The spokeswoman said network providers have a right to instal telecoms infrastructure on public land, and Openreach follows a statutory process.

She said: “There’s no requirement to inform residents in advance but we give local authorities 28 days’ notice, and liaise with them if they raise any concerns.

“While there’s no obligation on a network provider if they feel any concerns raised by a council are unreasonable, our policy is to engage constructively with planning authorities to overcome any disputes.

“We made Highland Council aware of our plans and waited 28 days before we started work on these poles.

“Following this stage of the process, all new poles then have a statutory notice attached explaining how people can raise an objection.

“We strive to select and site our infrastructure sensitively and we’re always sorry to hear of local concerns.

“But we must balance this with the need to position equipment so we can meet residents’ demand for broadband, TV and other communication services.”

Peter Long, chairman of Aviemore Community Council.
Peter Long, chairman of Aviemore Community Council.

Peter Long, chairman of Aviemore Community Council said they had not been informed of the new village arrivals.

He said: “We are aware that some local residents are unhappy, and we have sought clarification from Highland Council and will be approaching Openreach direct.

“We find it extremely concerning that this type of invasive and unsightly development can proceed without any consultation with those affected or with the wider community.”

Individual cables will be run from the poles to households subscribing to ultra-fast broadband. Around 25 to 30 per cent of the new network in Aviemore is expected to be supplied overhead.

A Cairngorms National Park Authority spokesperson confirmed: "The poles are development by statutory undertakers and therefore considered to be permitted development.

"Openreach might have some facility to enable objections but there is no scope from our end, or Highland Council’s, to object formally."

There has been plenty of comment on social media to the new additions.

Bobby-joe Richardson pointed out: “An angle grinder is a good method of objection.”

Rayna Mcallister said: “Two poles appeared with cables across the road between Munro Place and Corbett Place.

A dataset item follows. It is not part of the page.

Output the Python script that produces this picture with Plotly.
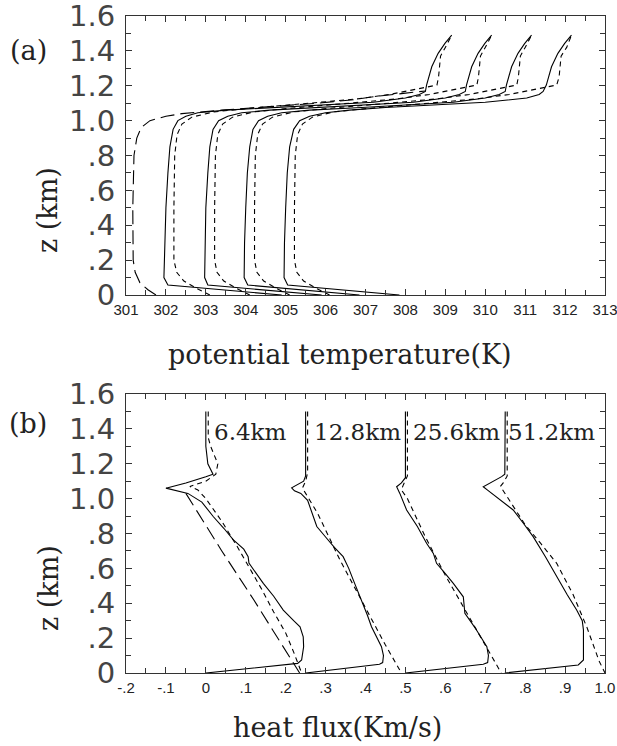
import plotly.graph_objects as go

# ---------------- Panel (a): potential temperature profiles ----------------
# long-dashed reference profile
a_ref_z = [0.0, 0.03, 0.07, 0.13, 0.2, 0.5, 0.8, 0.9, 0.96, 1.0, 1.025, 1.04, 1.06, 1.08, 1.10, 1.12, 1.137, 1.155, 1.17]
a_ref_t = [301.75, 301.55, 301.35, 301.23, 301.18, 301.17, 301.2, 301.27, 301.38, 301.6, 302.0, 302.4, 303.4, 304.6, 305.8, 306.7, 307.2, 307.9, 308.5]

a_sol_z = [0.0, 0.057, 0.1, 0.3, 0.5, 0.7, 0.85, 0.95, 1.0, 1.025, 1.045, 1.06, 1.075, 1.09, 1.105, 1.13, 1.15, 1.167, 1.204, 1.309, 1.386, 1.443, 1.49]
a_sol_1 = [304.9, 302.05, 301.95, 301.97, 302.0, 302.05, 302.1, 302.18, 302.3, 302.5, 302.8, 303.5, 304.8, 306.0, 307.2, 308.0, 308.35, 308.5, 308.53, 308.66, 308.82, 308.99, 309.16]
a_sol_2 = [305.9, 303.05, 302.97, 302.98, 303.0, 303.05, 303.1, 303.18, 303.32, 303.55, 303.9, 304.6, 305.9, 307.0, 308.2, 309.0, 309.35, 309.5, 309.53, 309.66, 309.82, 309.99, 310.16]
a_sol_3 = [306.85, 304.05, 303.96, 303.97, 304.0, 304.04, 304.1, 304.18, 304.32, 304.55, 304.9, 305.6, 306.9, 308.0, 309.2, 310.0, 310.35, 310.5, 310.53, 310.66, 310.82, 310.99, 311.16]
a_sol_4 = [307.85, 305.05, 304.96, 304.97, 305.0, 305.04, 305.1, 305.2, 305.35, 305.6, 306.0, 306.6, 307.5, 308.7, 310.0, 311.04, 311.35, 311.45, 311.53, 311.66, 311.82, 311.99, 312.16]

a_das_z = [0.0, 0.04, 0.08, 0.13, 0.2, 0.5, 0.8, 0.92, 0.98, 1.02, 1.05, 1.075, 1.10, 1.125, 1.15, 1.166, 1.185, 1.204, 1.25, 1.29, 1.37, 1.42, 1.49]
a_das_1 = [303.1, 302.75, 302.45, 302.27, 302.2, 302.2, 302.22, 302.28, 302.4, 302.65, 303.2, 304.3, 305.6, 306.8, 307.6, 307.95, 308.4, 308.79, 308.83, 308.85, 308.88, 309.0, 309.16]
a_das_2 = [304.1, 303.75, 303.45, 303.28, 303.22, 303.22, 303.24, 303.3, 303.42, 303.67, 304.2, 305.3, 306.6, 307.8, 308.6, 308.95, 309.4, 309.79, 309.83, 309.85, 309.88, 310.0, 310.16]
a_das_3 = [305.1, 304.75, 304.45, 304.28, 304.22, 304.22, 304.24, 304.3, 304.42, 304.67, 305.2, 306.3, 307.6, 308.8, 309.6, 309.95, 310.4, 310.79, 310.83, 310.85, 310.88, 311.0, 311.16]
a_das_4 = [306.1, 305.75, 305.45, 305.28, 305.22, 305.22, 305.24, 305.3, 305.42, 305.67, 306.2, 307.3, 308.6, 309.8, 310.6, 310.95, 311.4, 311.79, 311.85, 311.87, 311.9, 312.04, 312.16]

# ---------------- Panel (b): heat flux profiles ----------------
b_ref_x = [-0.05, 0.04, 0.12, 0.19, 0.235]
b_ref_z = [1.03, 0.70, 0.42, 0.16, 0.0]

b_s1_x = [0.0, 0.0, 0.005, 0.018, 0.0, -0.05, -0.1, -0.07, -0.045, -0.01, 0.019, 0.045, 0.069, 0.095, 0.106, 0.108, 0.12, 0.144, 0.17, 0.194, 0.22, 0.236, 0.244, 0.245, 0.24, 0.23, 0.0]
b_s1_z = [1.5, 1.3, 1.2, 1.14, 1.125, 1.09, 1.06, 1.045, 1.03, 0.98, 0.896, 0.83, 0.763, 0.71, 0.667, 0.63, 0.59, 0.514, 0.44, 0.361, 0.3, 0.265, 0.208, 0.15, 0.075, 0.055, 0.0]
b_d1_x = [0.006, 0.006, 0.012, 0.03, 0.025, 0.0, -0.04, -0.02, 0.0, 0.04, 0.08, 0.11, 0.14, 0.17, 0.2, 0.22, 0.24]
b_d1_z = [1.5, 1.35, 1.3, 1.2, 1.14, 1.1, 1.07, 1.05, 1.0, 0.87, 0.72, 0.6, 0.48, 0.35, 0.23, 0.12, 0.0]

b_s2_x = [0.25, 0.25, 0.245, 0.228, 0.215, 0.222, 0.238, 0.255, 0.278, 0.3, 0.322, 0.344, 0.358, 0.37, 0.382, 0.394, 0.405, 0.415, 0.43, 0.44, 0.445, 0.443, 0.435, 0.25]
b_s2_z = [1.5, 1.13, 1.1, 1.08, 1.062, 1.045, 1.03, 0.99, 0.84, 0.78, 0.72, 0.667, 0.6, 0.53, 0.46, 0.4, 0.33, 0.265, 0.2, 0.151, 0.1, 0.06, 0.05, 0.0]
b_d2_x = [0.255, 0.255, 0.25, 0.242, 0.25, 0.28, 0.336, 0.37, 0.411, 0.45, 0.49]
b_d2_z = [1.5, 1.15, 1.1, 1.06, 1.03, 0.916, 0.648, 0.5, 0.323, 0.16, 0.0]

b_s3_x = [0.5, 0.5, 0.49, 0.478, 0.486, 0.503, 0.53, 0.553, 0.57, 0.578, 0.6, 0.62, 0.645, 0.649, 0.665, 0.678, 0.704, 0.708, 0.706, 0.695, 0.5]
b_s3_z = [1.5, 1.12, 1.09, 1.068, 1.03, 0.935, 0.84, 0.744, 0.686, 0.629, 0.57, 0.514, 0.437, 0.342, 0.29, 0.247, 0.151, 0.1, 0.06, 0.05, 0.0]
b_d3_x = [0.505, 0.505, 0.495, 0.49, 0.505, 0.55, 0.6, 0.65, 0.69, 0.74]
b_d3_z = [1.5, 1.13, 1.08, 1.05, 1.0, 0.78, 0.56, 0.36, 0.2, 0.0]

b_s4_x = [0.75, 0.749, 0.741, 0.72, 0.695, 0.705, 0.716, 0.745, 0.77, 0.795, 0.82, 0.85, 0.879, 0.905, 0.929, 0.943, 0.946, 0.947, 0.946, 0.933, 0.749]
b_s4_z = [1.5, 1.14, 1.126, 1.1, 1.068, 1.05, 1.03, 0.98, 0.935, 0.86, 0.782, 0.67, 0.552, 0.45, 0.361, 0.3, 0.247, 0.15, 0.075, 0.046, 0.0]
b_d4_x = [0.755, 0.755, 0.745, 0.738, 0.755, 0.8, 0.84, 0.879, 0.92, 0.955, 0.985, 1.0]
b_d4_z = [1.5, 1.13, 1.09, 1.07, 1.01, 0.85, 0.74, 0.629, 0.45, 0.26, 0.07, 0.0]

b_labels = ["6.4km", "12.8km", "25.6km", "51.2km"]
b_label_x = [0.111, 0.381, 0.629, 0.867]
b_label_z = [1.38, 1.38, 1.38, 1.38]

a_xtick_vals = list(range(301, 314))
a_xtick_text = [str(v) for v in a_xtick_vals]
b_xtick_vals = [-0.2, -0.1, 0.0, 0.1, 0.2, 0.3, 0.4, 0.5, 0.6, 0.7, 0.8, 0.9, 1.0]
b_xtick_text = ["-.2", "-.1", "0", ".1", ".2", ".3", ".4", ".5", ".6", ".7", ".8", ".9", "1.0"]
ytick_vals = [0, 0.2, 0.4, 0.6, 0.8, 1.0, 1.2, 1.4, 1.6]
ytick_text = ["0", ".2", ".4", ".6", ".8", "1.0", "1.2", "1.4", "1.6"]

SOLID = dict(color="black", width=1.1)
DASH = dict(color="black", width=1.1, dash="5px,4px")
LONG = dict(color="black", width=1.1, dash="14px,6px")

fig = go.Figure()

def add(x, y, line, xa, ya):
    fig.add_trace(go.Scatter(x=x, y=y, mode="lines", line=line, xaxis=xa, yaxis=ya,
                             showlegend=False, hoverinfo="skip", cliponaxis=False))

add(a_ref_t, a_ref_z, LONG, "x", "y")
for s in [a_sol_1, a_sol_2, a_sol_3, a_sol_4]:
    add(s, a_sol_z, SOLID, "x", "y")
for d in [a_das_1, a_das_2, a_das_3, a_das_4]:
    add(d, a_das_z, DASH, "x", "y")

add(b_ref_x, b_ref_z, LONG, "x2", "y2")
for (sx, sz) in [(b_s1_x, b_s1_z), (b_s2_x, b_s2_z), (b_s3_x, b_s3_z), (b_s4_x, b_s4_z)]:
    add(sx, sz, SOLID, "x2", "y2")
for (dx, dz) in [(b_d1_x, b_d1_z), (b_d2_x, b_d2_z), (b_d3_x, b_d3_z), (b_d4_x, b_d4_z)]:
    add(dx, dz, DASH, "x2", "y2")

W, H = 617, 746

def PX(x):
    return x / W

def PY(y):
    return 1 - y / H

xdom = [PX(126), PX(605)]
ydom_a = [PY(295), PY(16)]
ydom_b = [PY(673), PY(394)]

xfont = dict(family="Liberation Sans, Arial, sans-serif", size=15, color="#222")
yfont = dict(family="DejaVu Sans, Liberation Sans, sans-serif", size=29, color="#444")

common_x = dict(domain=xdom, showgrid=False, zeroline=False, showline=True, linecolor="#333",
                linewidth=1.2, mirror="allticks", ticks="inside", ticklen=6, tickwidth=1.2,
                tickcolor="#333", tickfont=xfont, tickmode="array", automargin=False,
                ticklabelstandoff=1, ticklabeloverflow="allow")
common_y = dict(showgrid=False, zeroline=False, showline=True, linecolor="#333", linewidth=1.2,
                mirror="allticks", ticks="inside", ticklen=6, tickwidth=1.2, tickcolor="#333",
                tickfont=yfont, tickmode="array", tickvals=ytick_vals, ticktext=ytick_text,
                range=[0, 1.6], automargin=False, ticklabeloverflow="allow",
                minor=dict(ticks="inside", ticklen=5, tickwidth=1.2, dtick=0.1, tick0=0,
                           tickcolor="#333", showgrid=False),
                ticklabelstandoff=4)

fig.update_layout(
    width=W, height=H, margin=dict(l=0, r=0, t=0, b=0, autoexpand=False),
    paper_bgcolor="white", plot_bgcolor="white",
    xaxis=dict(common_x, anchor="y", range=[301, 313], tickvals=a_xtick_vals, ticktext=a_xtick_text,
               minor=dict(ticks="inside", ticklen=5, tickwidth=1.2, dtick=0.5, tick0=301,
                          tickcolor="#333", showgrid=False)),
    yaxis=dict(common_y, anchor="x", domain=ydom_a),
    xaxis2=dict(common_x, anchor="y2", range=[-0.2, 1.0], tickvals=b_xtick_vals, ticktext=b_xtick_text,
                minor=dict(ticks="inside", ticklen=5, tickwidth=1.2, dtick=0.05, tick0=0,
                           tickcolor="#333", showgrid=False)),
    yaxis2=dict(common_y, anchor="x2", domain=ydom_b),
)

serif = "DejaVu Serif, Liberation Serif, serif"
C = dict(xanchor="center", yanchor="middle", showarrow=False)
ann = []
ann.append(dict(C, text="(a)", x=PX(28), y=PY(50), xref="paper", yref="paper",
                font=dict(family=serif, size=27, color="#222")))
ann.append(dict(C, text="(b)", x=PX(28), y=PY(423), xref="paper", yref="paper",
                font=dict(family=serif, size=27, color="#222")))
ann.append(dict(C, text="z (km)", x=PX(48), y=PY(210), xref="paper", yref="paper",
                textangle=-90, font=dict(family=serif, size=27, color="#222")))
ann.append(dict(C, text="z (km)", x=PX(48), y=PY(588), xref="paper", yref="paper",
                textangle=-90, font=dict(family=serif, size=27, color="#222")))
ann.append(dict(C, text="potential temperature(K)", x=PX(340), y=PY(354), xref="paper", yref="paper",
                font=dict(family=serif, size=27, color="#222")))
ann.append(dict(C, text="heat flux(Km/s)", x=PX(337), y=PY(727), xref="paper", yref="paper",
                font=dict(family=serif, size=27, color="#222")))
for t, lx, lz in zip(b_labels, b_label_x, b_label_z):
    ann.append(dict(C, text=t, x=lx, y=lz, xref="x2", yref="y2",
                    font=dict(family=serif, size=23, color="#222")))
fig.update_layout(annotations=ann)

# remove the default 8px page margin so the figure sits at the window's corner
fig.write_html("out.html", config={"displayModeBar": False},
               post_script="document.body.style.margin='0';")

They are really ugly and stick out like a sore thumb and they still dug up the street.”

Laura Grigor commented: “I think we can live without faster internet if it means these appearing.”

Eilidh McLeod said millions had been spent putting pylons underground in the Cairngorms National Park ‘yet it is okay to erect these on residential streets in Aviemore’.

Nicki Watkins posted: “Such an eyesore. I simply can’t believe they’re allowed to erect these monstrosities.”

But there has been some positive support for the roll-out of the network.

Kate Lorimer posted: “Aviemore being targeted for FTTP so soon is actually quite amazing since the tech is so expensive to roll out in rural areas, and it’s usually cities that get it first.”

Openreach has the largest fibre broadband network in the UK passing more than 31.8m premises and has set a FTTP target of 20m premises by the mid-to-late 2020s.

The company reported revenue of £5bn for the year ended March 31, 2020.